There is a low number of epidemiological studies on Tourette syndrome due to ascertainment bias affecting clinical studies. Studies on people with Tourette's often "came from tertiary referral samples, the sickest of the sick". Further, the criteria for Tourette's syndrome changed in 2000 when the impairment criterion was removed from the DSM-IV-TR for all tic disorders. This resulted in an increase of diagnoses in milder cases. Additionally, many clinical studies suffer from small sample size. These factors combine to render older estimates of coprolalia occurrences outdated.
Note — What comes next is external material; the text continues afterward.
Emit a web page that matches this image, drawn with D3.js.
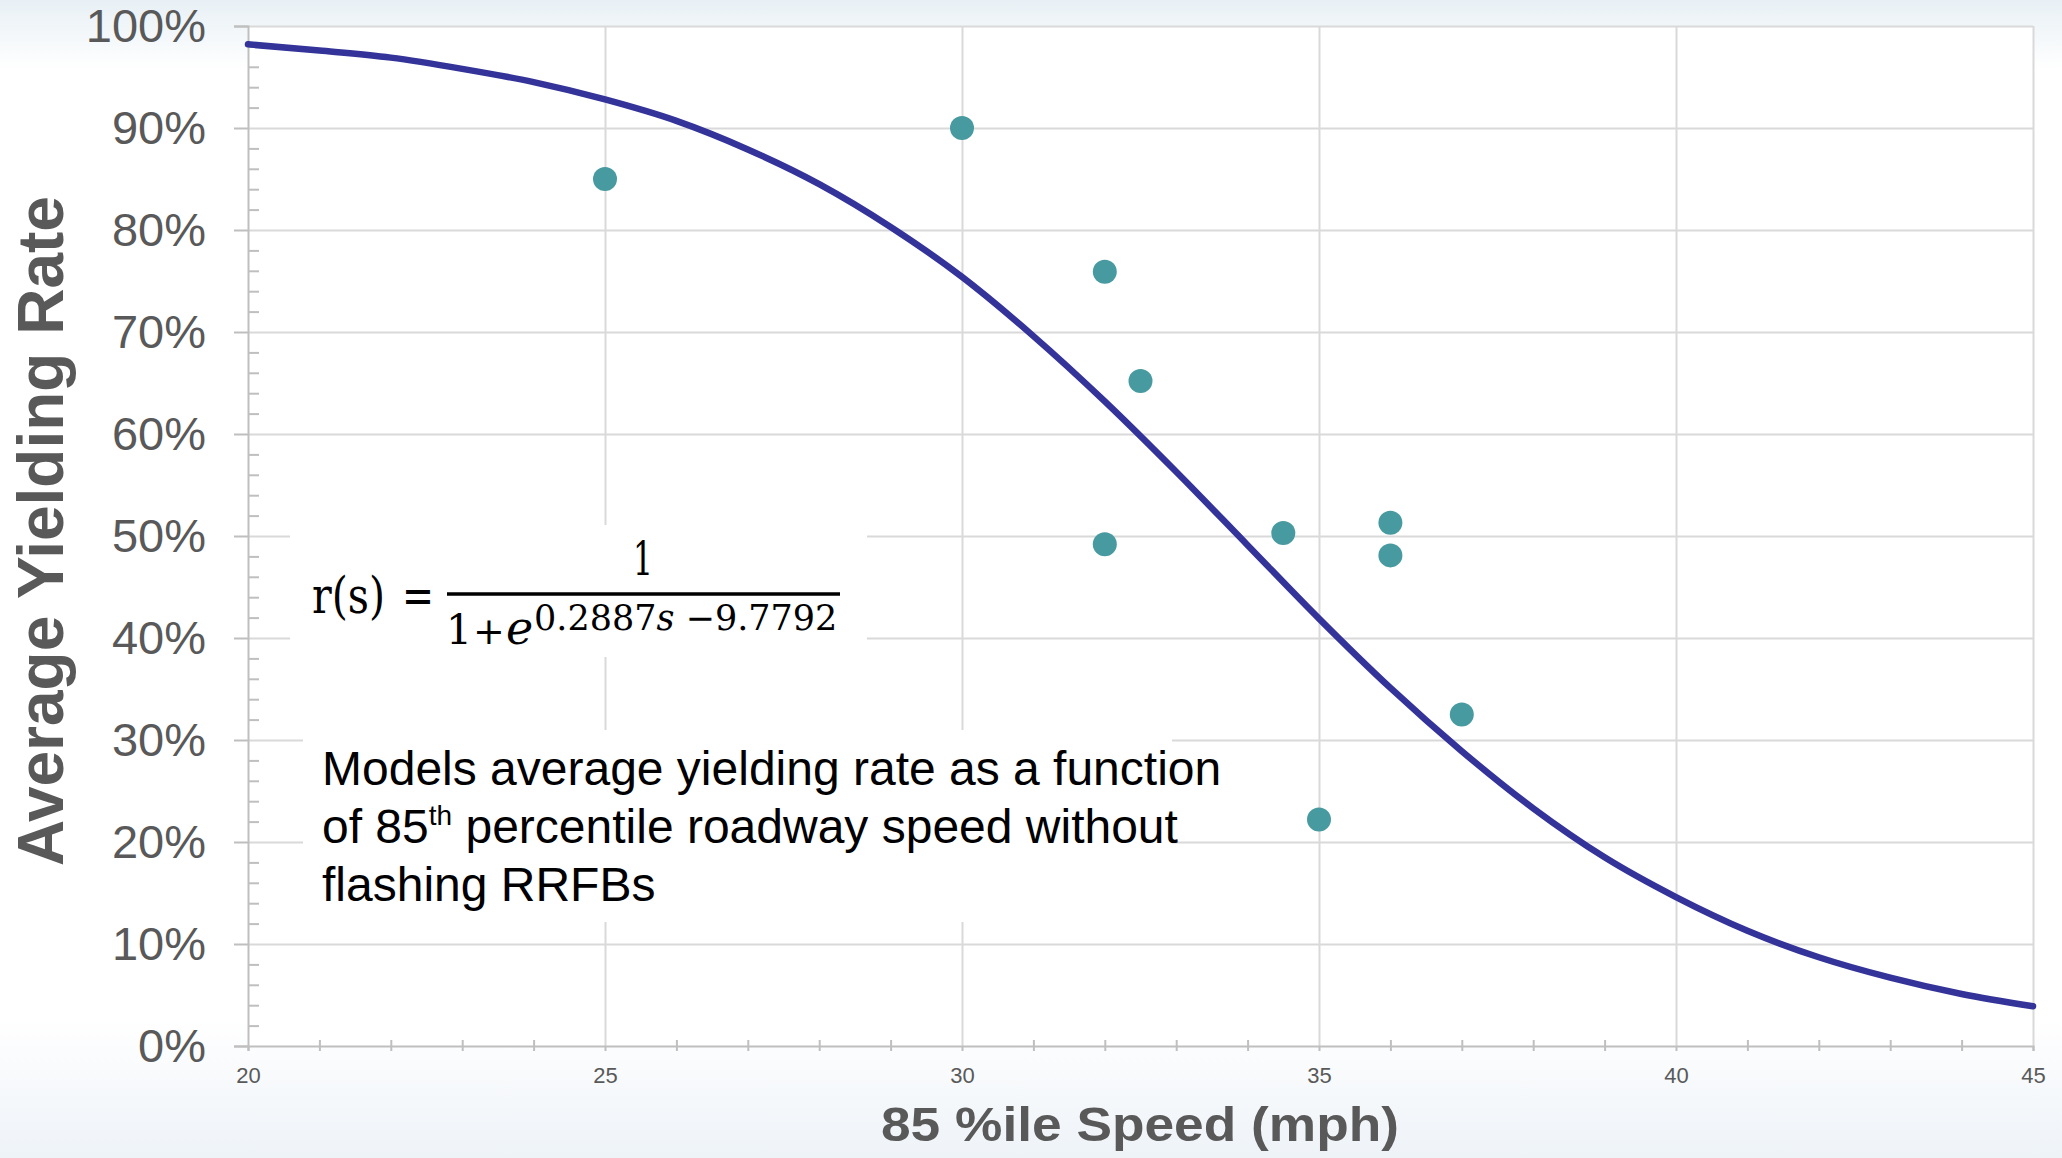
<!DOCTYPE html>
<html><head><meta charset="utf-8">
<script src="https://cdn.jsdelivr.net/npm/d3@7"></script>
<style>body{margin:0;background:#fff;overflow:hidden}</style>
</head><body>
<svg id="c" width="2062" height="1158"></svg>
<script>
// Observed points: 85th percentile speed (mph) vs average yielding rate
const obsSpeed = [25, 30, 32, 32.5, 32, 34.5, 36, 36, 37, 35];
const obsRate  = [0.850, 0.900, 0.759, 0.652, 0.492, 0.503, 0.513, 0.481, 0.325, 0.222];

// Fitted curve at each mph
const curveSpeed = [20,21,22,23,24,25,26,27,28,29,30,31,32,33,34,35,36,37,38,39,40,41,42,43,44,45];
const curveRate  = [0.982,0.976,0.969,0.958,0.945,0.928,0.907,0.879,0.845,0.803,0.754,0.696,0.632,0.563,0.491,0.419,0.351,0.289,0.233,0.185,0.146,0.113,0.087,0.067,0.051,0.039];

const xTicks = [20, 25, 30, 35, 40, 45];
const xTickLabels = ["20", "25", "30", "35", "40", "45"];
const yTicks = [0, 0.1, 0.2, 0.3, 0.4, 0.5, 0.6, 0.7, 0.8, 0.9, 1.0];
const yTickLabels = ["0%","10%","20%","30%","40%","50%","60%","70%","80%","90%","100%"];
const xMinor = [21,22,23,24,26,27,28,29,31,32,33,34,36,37,38,39,41,42,43,44];
const yMinor = [];
for (let i = 0; i < 50; i++) if (i % 5 !== 0) yMinor.push(i * 0.02);

const xTitle = "85 %ile Speed (mph)";
const yTitle = "Average Yielding Rate";
const noteLines = ["Models average yielding rate as a function", "of 85", "th", " percentile roadway speed without", "flashing RRFBs"];

const svg = d3.select("#c");
const L = 248, R = 2033, T = 26, B = 1046;
const x = d3.scaleLinear().domain([20, 45]).range([L, R]);
const y = d3.scaleLinear().domain([0, 1]).range([B, T]);

// background
const defs = svg.append("defs");
const g = defs.append("linearGradient").attr("id","bg").attr("x1",0).attr("x2",0).attr("y1",0).attr("y2",1);
g.append("stop").attr("offset","0%").attr("stop-color","#e8f0f5");
g.append("stop").attr("offset","6%").attr("stop-color","#ffffff");
g.append("stop").attr("offset","88%").attr("stop-color","#ffffff");
g.append("stop").attr("offset","100%").attr("stop-color","#eef3f8");
svg.append("rect").attr("width",2062).attr("height",1158).attr("fill","url(#bg)");
svg.append("rect").attr("x",L).attr("y",T).attr("width",R-L).attr("height",B-T).attr("fill","#fff");

const font = "'Liberation Sans', Arial, sans-serif";
const grey = "#595959";

// horizontal grid
const gy = svg.append("g").attr("transform",`translate(${L},0)`)
  .call(d3.axisLeft(y).tickValues(yTicks.slice(1)).tickSize(-(R-L)).tickFormat(""));
gy.select(".domain").remove();
gy.selectAll("line").attr("stroke","#d9d9d9").attr("stroke-width",2);

// vertical grid
const gx = svg.append("g").attr("transform",`translate(0,${B})`)
  .call(d3.axisBottom(x).tickValues(xTicks.slice(1)).tickSize(-(B-T)).tickFormat(""));
gx.select(".domain").remove();
gx.selectAll("line").attr("stroke","#d9d9d9").attr("stroke-width",2);

// white annotation boxes
svg.append("rect").attr("x",290).attr("y",525).attr("width",577).attr("height",132).attr("fill","#fff");
svg.append("rect").attr("x",303).attr("y",730).attr("width",869).attr("height",192).attr("fill","#fff");

// y axis with labels
const ay = svg.append("g").attr("transform",`translate(${L},0)`)
  .call(d3.axisLeft(y).tickValues(yTicks).tickSize(14).tickPadding(28).tickFormat((d,i)=>yTickLabels[i]));
ay.select(".domain").attr("stroke","#bfbfbf").attr("stroke-width",2);
ay.selectAll("line").attr("stroke","#bfbfbf").attr("stroke-width",2);
ay.selectAll("text").attr("font-family",font).attr("font-size",47).attr("fill",grey);

// y minor ticks
const ym = svg.append("g").attr("transform",`translate(${L},0)`)
  .call(d3.axisRight(y).tickValues(yMinor).tickSize(11).tickFormat(""));
ym.select(".domain").remove();
ym.selectAll("line").attr("stroke","#bfbfbf").attr("stroke-width",2);

// x axis with labels
const ax = svg.append("g").attr("transform",`translate(0,${B})`)
  .call(d3.axisBottom(x).tickValues(xTicks).tickSize(5).tickPadding(16).tickFormat((d,i)=>xTickLabels[i]));
ax.select(".domain").attr("stroke","#bfbfbf").attr("stroke-width",2);
ax.selectAll("line").attr("stroke","#bfbfbf").attr("stroke-width",2);
ax.selectAll("text").attr("font-family",font).attr("font-size",22).attr("fill",grey);

// x minor ticks
const xm = svg.append("g").attr("transform",`translate(0,${B-6})`)
  .call(d3.axisBottom(x).tickValues(xMinor).tickSize(11).tickFormat(""));
xm.select(".domain").remove();
xm.selectAll("line").attr("stroke","#bfbfbf").attr("stroke-width",2);

// fitted curve
const line = d3.line().x((d,i)=>x(curveSpeed[i])).y(d=>y(d)).curve(d3.curveMonotoneX);
svg.append("path").attr("d", line(curveRate)).attr("fill","none")
  .attr("stroke","#333399").attr("stroke-width",6.5).attr("stroke-linecap","round");

// points
svg.append("g").selectAll("circle").data(obsRate).join("circle")
  .attr("cx",(d,i)=>x(obsSpeed[i])).attr("cy",d=>y(d)).attr("r",12).attr("fill","#479aa0");

// axis titles
svg.append("text").attr("x",881).attr("y",1141).attr("font-family",font).attr("font-weight","bold")
  .attr("font-size",48).attr("fill",grey).attr("textLength",518).attr("lengthAdjust","spacingAndGlyphs").text(xTitle);
svg.append("text").attr("transform","translate(63,531) rotate(-90)").attr("text-anchor","middle")
  .attr("font-family",font).attr("font-weight","bold").attr("font-size",64).attr("fill",grey).text(yTitle);

// formula
const serif = "'DejaVu Serif', 'Liberation Serif', serif";
const fs = svg.append("g").attr("font-family",serif).attr("fill","#000");
fs.append("text").attr("x",312).attr("y",613).attr("font-size",50).attr("textLength",73).attr("lengthAdjust","spacingAndGlyphs").text("r(s)");
fs.append("text").attr("x",402).attr("y",613).attr("font-size",50).attr("textLength",32).attr("lengthAdjust","spacingAndGlyphs").text("=");
fs.append("text").attr("x",633).attr("y",575).attr("font-size",46).attr("textLength",20).attr("lengthAdjust","spacingAndGlyphs").text("1");
fs.append("line").attr("x1",447).attr("x2",840).attr("y1",594).attr("y2",594).attr("stroke","#000").attr("stroke-width",3.5);
const den = fs.append("text").attr("y",644).attr("font-size",46);
den.append("tspan").attr("x",446).attr("font-size",41).text("1");
den.append("tspan").attr("x",473).attr("font-size",38).text("+");
den.append("tspan").attr("x",506).attr("font-style","italic").text("e");
den.append("tspan").attr("x",534).attr("dy",-14).attr("font-size",35).text("0.2887");
den.append("tspan").attr("font-size",35).attr("font-style","italic").text("s");
den.append("tspan").attr("font-size",35).text(" \u22129.7792");

// note
const nt = svg.append("g").attr("font-family",font).attr("font-size",48).attr("fill","#000");
nt.append("text").attr("x",322).attr("y",785).text(noteLines[0]);
const l2 = nt.append("text").attr("x",322).attr("y",843);
l2.append("tspan").text(noteLines[1]);
l2.append("tspan").attr("font-size",28).attr("dy",-18).text(noteLines[2]);
l2.append("tspan").attr("dy",18).text(noteLines[3]);
nt.append("text").attr("x",322).attr("y",901).text(noteLines[4]);
</script>
</body></html>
An international, multi-site database of 3,500 individuals with Tourette syndrome drawn from clinical samples found 14% of people with Tourette's accompanied by comorbid conditions had coprolalia, while only 6% of those with uncomplicated ("pure") Tourette's had coprolalia. The same study found that the chance of having coprolalia increased linearly with the number of comorbid conditions: individuals with four or five other conditions—in addition to tics—were four to six times more likely to have coprolalia than persons with only Tourette's.

==Management==
Botulinum toxin (botox) may be injected near the vocal cords. This does not prevent the vocalizations, but the partial paralysis that results may help control the volume of any outbursts. Botox injections result in more generalized relief of tics than the vocal relief expected.

== In deaf individuals ==
Coprolalia has also been documented in deaf individuals. Non-verbal phonic tics are referred to as "signing phonic tics" in deaf individuals. Coprolalia in signing individuals is characterized by uncontrollable fingerspelling of obscene and inappropriate words and phrases, the production of intercourse-related signs, flicking middle fingers, or compulsive repetition of signs. Tourette syndrome is extremely understudied in the deaf community, often being misdiagnosed as schizophrenia. Researchers are still studying the relationship between deafness and Tourette syndrome to combat misdiagnosis.

==Society and culture==
The entertainment industry often depicts those with Tourette syndrome as being social misfits whose only tic is coprolalia, which has furthered stigmatization and the public's misunderstanding of those with Tourette's. The coprolalic symptoms of Tourette's are also fodder for radio and television talk shows.